**THE REQUEST**
Every line that contains the word "this" should be copied.

[start MATERIAL PROVIDED]

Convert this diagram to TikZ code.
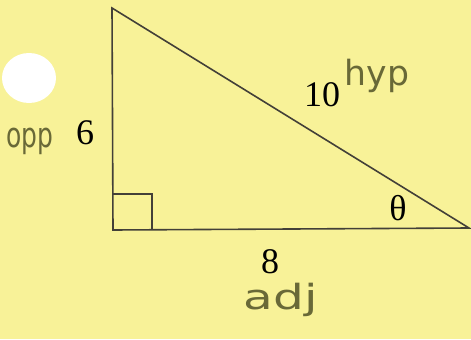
\documentclass[tikz,border=0pt]{standalone}
\usepackage{fontspec}
\setmainfont{Liberation Serif}
\newfontfamily\handfont{DejaVu Sans}[Scale=1]
\begin{document}
\begin{tikzpicture}[x=0.75pt,y=-0.75pt,
  edge/.style={draw=black!85!yellow,line width=1.2pt},
  lbl/.style={font=\fontsize{27}{29}\selectfont,text=black},
  hand/.style={font=\handfont\fontsize{26}{28}\selectfont,text={rgb,255:red,105;green,105;blue,55}}]
\definecolor{paper}{RGB}{248,242,152}
\fill[paper] (0,0) rectangle (471,339);
\useasboundingbox (0,0) rectangle (471,339);
\fill[white] (29,78) ellipse (27 and 25);
\coordinate (A) at (112,8);
\coordinate (B) at (113,230);
\coordinate (C) at (469,228);
\draw[edge] (A) -- (B) -- (C) -- cycle;
\draw[edge] (113,194) -- (152,194) -- (152,230);
\node[lbl] (six) at (85,133) {6};
\node[lbl] (ten) at (322,95) {10};
\node[lbl] (theta) at (398,208) {θ};
\node[lbl] (eight) at (270,262) {8};
\node[hand] (hyp) at (377,76) {hyp};
\node[hand,xscale=1.4,transform shape] (adj) at (281,300) {adj};
\node[hand,xscale=0.72,transform shape] (opp) at (30,141) {opp};
\end{tikzpicture}
\end{document}
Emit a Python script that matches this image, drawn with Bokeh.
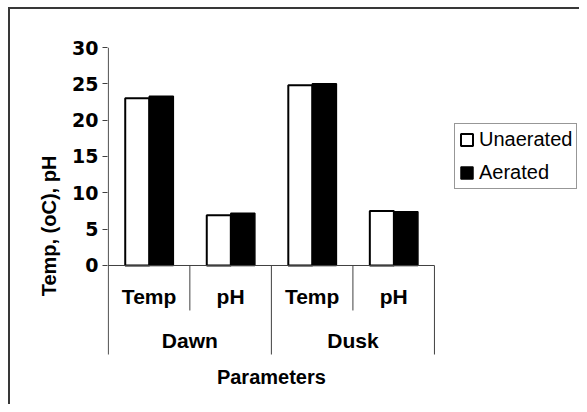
from bokeh.plotting import figure
from bokeh.models import Range1d, FixedTicker, ColumnDataSource, Legend, LegendItem
from bokeh.core.properties import value
from bokeh.transform import dodge
from bokeh.embed import file_html
from bokeh.resources import INLINE

# ---- data ----
periods = ["Dawn", "Dusk"]
parameters = ["Temp", "pH"]
series_names = ["Unaerated", "Aerated"]
unaerated = [23.0, 6.9, 24.8, 7.5]
aerated = [23.3, 7.2, 25.0, 7.4]
y_ticks = [0, 5, 10, 15, 20, 25, 30]
y_title = "Temp, (oC), pH"
x_title = "Parameters"

FONT = "Liberation Sans"
TICK_FONT = "DejaVu Sans"
LINE = "#404040"

n_cat = len(periods) * len(parameters)
centers = [i + 0.5 for i in range(n_cat)]
sub_labels = [prm for _ in periods for prm in parameters]
group_centers = [len(parameters) * (g + 0.5) for g in range(len(periods))]

src = ColumnDataSource(dict(x=centers, un=unaerated, ae=aerated))

# frame spans 107..579 px horizontally, 47..404 px vertically;
# categories are 81.5 px wide, y scale 7.2667 px per unit
p = figure(width=579, height=404, output_backend="svg", toolbar_location=None,
           x_range=Range1d(-0.01, n_cat * 471 / 326), y_range=Range1d(-19.13, 30),
           min_border_left=107, min_border_right=0, min_border_top=47,
           min_border_bottom=0)
p.border_fill_color = None
p.background_fill_color = "white"
p.outline_line_color = None
p.grid.visible = False
p.xaxis.visible = False
p.styles = {"box-shadow": "inset 8px 7px 0 0 white, inset 10px 9px 0 0 #383838"}

# bars
r_un = p.vbar(x=dodge("x", -0.145), top="un", width=0.295, source=src,
              fill_color="white", line_color="black", line_width=2)
r_ae = p.vbar(x=dodge("x", 0.15), top="ae", width=0.295, source=src,
              fill_color="black", line_color="black", line_width=1.5)

# value axis line, category axis line and separators (Excel-style multi-level axis)
p.segment(x0=[0], y0=[y_ticks[-1]], x1=[0], y1=[-12.25], line_color=LINE, line_width=1)
p.segment(x0=[0], y0=[0], x1=[n_cat], y1=[0], line_color=LINE, line_width=1)
sep_x = list(range(1, n_cat + 1))
sep_y1 = [-12.25 if i % len(parameters) == 0 else -6.19 for i in sep_x]
p.segment(x0=sep_x, y0=[0] * len(sep_x), x1=sep_x, y1=sep_y1,
          line_color=LINE, line_width=1)

p.text(x=centers, y=[-4.27] * n_cat, text=sub_labels, text_align="center",
       text_baseline="middle", text_font=value(FONT), text_font_style="bold",
       text_font_size="21px", text_color="black")
p.text(x=group_centers, y=[-10.32] * len(periods), text=periods, text_align="center",
       text_baseline="middle", text_font=value(FONT), text_font_style="bold",
       text_font_size="21px", text_color="black")
p.text(x=[n_cat / 2], y=[-15.41], text=[x_title], text_align="center",
       text_baseline="middle", text_font=value(FONT), text_font_style="bold",
       text_font_size="20px", text_color="black")

# y axis
ya = p.yaxis[0]
ya.ticker = FixedTicker(ticks=y_ticks)
ya.axis_line_color = None
ya.major_tick_line_color = LINE
ya.major_tick_out = 5
ya.major_tick_in = 0
ya.minor_tick_line_color = None
ya.major_label_standoff = 4
ya.major_label_text_font = TICK_FONT
ya.major_label_text_font_style = "bold"
ya.major_label_text_font_size = "19px"
ya.major_label_text_color = "black"
ya.axis_label = y_title
ya.axis_label_text_font = FONT
ya.axis_label_text_font_style = "bold"
ya.axis_label_text_font_size = "20px"
ya.axis_label_text_color = "black"
ya.axis_label_standoff = 9

legend = Legend(items=[LegendItem(label=series_names[0], renderers=[r_un]),
                       LegendItem(label=series_names[1], renderers=[r_ae])],
                location=(347, 215))
legend.border_line_color = "#303030"
legend.border_line_width = 1
legend.background_fill_color = "white"
legend.background_fill_alpha = 1
legend.label_text_font = FONT
legend.label_text_font_size = "20px"
legend.label_text_color = "black"
legend.glyph_width = 15
legend.glyph_height = 15
legend.label_standoff = 5
legend.padding = 4
legend.spacing = 10
legend.margin = 0
p.add_layout(legend, "center")

open("out.html", "w").write(file_html(p, INLINE))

[end MATERIAL PROVIDED]

**FINISHED ANSWER**
Convert this diagram to TikZ code.
Emit a Python script that matches this image, drawn with Bokeh.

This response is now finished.